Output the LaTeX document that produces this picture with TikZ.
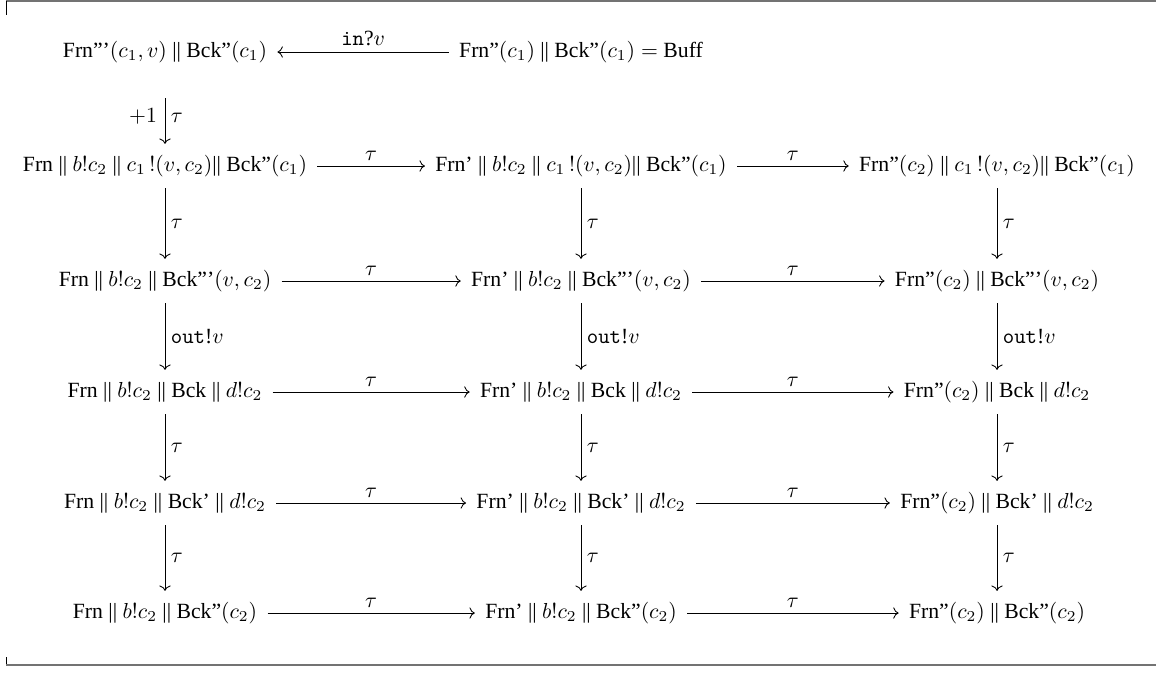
\documentclass[tikz,border=0pt]{standalone}
\usepackage[no-math]{fontspec}
\setmainfont{Liberation Serif}
\usepackage{tikz}
\usetikzlibrary{arrows.meta}

\begin{document}
\begin{tikzpicture}[
    x=0.4608pt, y=-0.4608pt,
    state/.style={inner xsep=4.6pt, inner ysep=5pt,
                  text height=7.5pt, text depth=2.5pt},
    trans/.style={-{To}, thin},
    lbl/.style={inner sep=2.5pt},
]
\useasboundingbox (0,0) rectangle (1156,675);
% frame
\draw[black!55, line width=0.9pt] (6,1) -- (1156,1);
\draw[thin] (6,1) -- (6,15);
\draw[thin] (6,657) -- (6,665);
\draw[black!55, line width=0.9pt] (6,665) -- (1156,665);

\node[state] (frnin) at (165, 52) {Frn'''$(c_1, v)$ || Bck''$(c_1)$};
\node[state] (buff)  at (581, 52) {Frn''$(c_1)$ || Bck''$(c_1) =$ Buff};

\node[state] (snda)  at (165, 166) {Frn || $b!c_2$ || $c_1\,!(v, c_2)$|| Bck''$(c_1)$};
\node[state] (sndb)  at (581, 166) {Frn' || $b!c_2$ || $c_1\,!(v, c_2)$|| Bck''$(c_1)$};
\node[state] (sndc)  at (997, 166) {Frn''$(c_2)$ || $c_1\,!(v, c_2)$|| Bck''$(c_1)$};

\node[state] (bcka)  at (165, 281) {Frn || $b!c_2$ || Bck'''$(v, c_2)$};
\node[state] (bckb)  at (581, 281) {Frn' || $b!c_2$ || Bck'''$(v, c_2)$};
\node[state] (bckc)  at (997, 281) {Frn''$(c_2)$ || Bck'''$(v, c_2)$};

\node[state] (outa)  at (165, 392) {Frn || $b!c_2$ || Bck || $d!c_2$};
\node[state] (outb)  at (581, 392) {Frn' || $b!c_2$ || Bck || $d!c_2$};
\node[state] (outc)  at (997, 392) {Frn''$(c_2)$ || Bck || $d!c_2$};

\node[state] (acka)  at (165, 503) {Frn || $b!c_2$ || Bck' || $d!c_2$};
\node[state] (ackb)  at (581, 503) {Frn' || $b!c_2$ || Bck' || $d!c_2$};
\node[state] (ackc)  at (997, 503) {Frn''$(c_2)$ || Bck' || $d!c_2$};

\node[state] (donea) at (165, 613) {Frn || $b!c_2$ || Bck''$(c_2)$};
\node[state] (doneb) at (581, 613) {Frn' || $b!c_2$ || Bck''$(c_2)$};
\node[state] (donec) at (997, 613) {Frn''$(c_2)$ || Bck''$(c_2)$};

\draw[trans] (buff) -- (frnin) node[midway, above, lbl] {\texttt{in}?$v$};
\draw[trans, shorten <=11pt] (frnin) -- (snda)
    node[pos=0.62, right, lbl] {$\tau$}
    node[pos=0.6, left, lbl, xshift=-1pt] {$+1$};

\foreach \r in {snd, bck, out, ack, done} {
    \draw[trans] (\r a) -- (\r b) node[midway, above, lbl] {$\tau$};
    \draw[trans] (\r b) -- (\r c) node[midway, above, lbl] {$\tau$};
}

\foreach \c in {a, b, c} {
    \draw[trans] (snd\c) -- (bck\c) node[midway, right, lbl] {$\tau$};
    \draw[trans] (bck\c) -- (out\c) node[midway, right, lbl] {\texttt{out}!$v$};
    \draw[trans] (out\c) -- (ack\c) node[midway, right, lbl] {$\tau$};
    \draw[trans] (ack\c) -- (done\c) node[midway, right, lbl] {$\tau$};
}
\end{tikzpicture}
\end{document}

━━━━━━

» **TASK INSTRUCTIONS**
Make an exact copy of all the material, but keep the pictures out of it.

» **OUTPUT FOR THIS TASK**
Output the LaTeX document that produces this picture with TikZ.
\documentclass[tikz,border=0pt]{standalone}
\usepackage[no-math]{fontspec}
\setmainfont{Liberation Serif}
\usepackage{tikz}
\usetikzlibrary{arrows.meta}

\begin{document}
\begin{tikzpicture}[
    x=0.4608pt, y=-0.4608pt,
    state/.style={inner xsep=4.6pt, inner ysep=5pt,
                  text height=7.5pt, text depth=2.5pt},
    trans/.style={-{To}, thin},
    lbl/.style={inner sep=2.5pt},
]
\useasboundingbox (0,0) rectangle (1156,675);
% frame
\draw[black!55, line width=0.9pt] (6,1) -- (1156,1);
\draw[thin] (6,1) -- (6,15);
\draw[thin] (6,657) -- (6,665);
\draw[black!55, line width=0.9pt] (6,665) -- (1156,665);

\node[state] (frnin) at (165, 52) {Frn'''$(c_1, v)$ || Bck''$(c_1)$};
\node[state] (buff)  at (581, 52) {Frn''$(c_1)$ || Bck''$(c_1) =$ Buff};

\node[state] (snda)  at (165, 166) {Frn || $b!c_2$ || $c_1\,!(v, c_2)$|| Bck''$(c_1)$};
\node[state] (sndb)  at (581, 166) {Frn' || $b!c_2$ || $c_1\,!(v, c_2)$|| Bck''$(c_1)$};
\node[state] (sndc)  at (997, 166) {Frn''$(c_2)$ || $c_1\,!(v, c_2)$|| Bck''$(c_1)$};

\node[state] (bcka)  at (165, 281) {Frn || $b!c_2$ || Bck'''$(v, c_2)$};
\node[state] (bckb)  at (581, 281) {Frn' || $b!c_2$ || Bck'''$(v, c_2)$};
\node[state] (bckc)  at (997, 281) {Frn''$(c_2)$ || Bck'''$(v, c_2)$};

\node[state] (outa)  at (165, 392) {Frn || $b!c_2$ || Bck || $d!c_2$};
\node[state] (outb)  at (581, 392) {Frn' || $b!c_2$ || Bck || $d!c_2$};
\node[state] (outc)  at (997, 392) {Frn''$(c_2)$ || Bck || $d!c_2$};

\node[state] (acka)  at (165, 503) {Frn || $b!c_2$ || Bck' || $d!c_2$};
\node[state] (ackb)  at (581, 503) {Frn' || $b!c_2$ || Bck' || $d!c_2$};
\node[state] (ackc)  at (997, 503) {Frn''$(c_2)$ || Bck' || $d!c_2$};

\node[state] (donea) at (165, 613) {Frn || $b!c_2$ || Bck''$(c_2)$};
\node[state] (doneb) at (581, 613) {Frn' || $b!c_2$ || Bck''$(c_2)$};
\node[state] (donec) at (997, 613) {Frn''$(c_2)$ || Bck''$(c_2)$};

\draw[trans] (buff) -- (frnin) node[midway, above, lbl] {\texttt{in}?$v$};
\draw[trans, shorten <=11pt] (frnin) -- (snda)
    node[pos=0.62, right, lbl] {$\tau$}
    node[pos=0.6, left, lbl, xshift=-1pt] {$+1$};

\foreach \r in {snd, bck, out, ack, done} {
    \draw[trans] (\r a) -- (\r b) node[midway, above, lbl] {$\tau$};
    \draw[trans] (\r b) -- (\r c) node[midway, above, lbl] {$\tau$};
}

\foreach \c in {a, b, c} {
    \draw[trans] (snd\c) -- (bck\c) node[midway, right, lbl] {$\tau$};
    \draw[trans] (bck\c) -- (out\c) node[midway, right, lbl] {\texttt{out}!$v$};
    \draw[trans] (out\c) -- (ack\c) node[midway, right, lbl] {$\tau$};
    \draw[trans] (ack\c) -- (done\c) node[midway, right, lbl] {$\tau$};
}
\end{tikzpicture}
\end{document}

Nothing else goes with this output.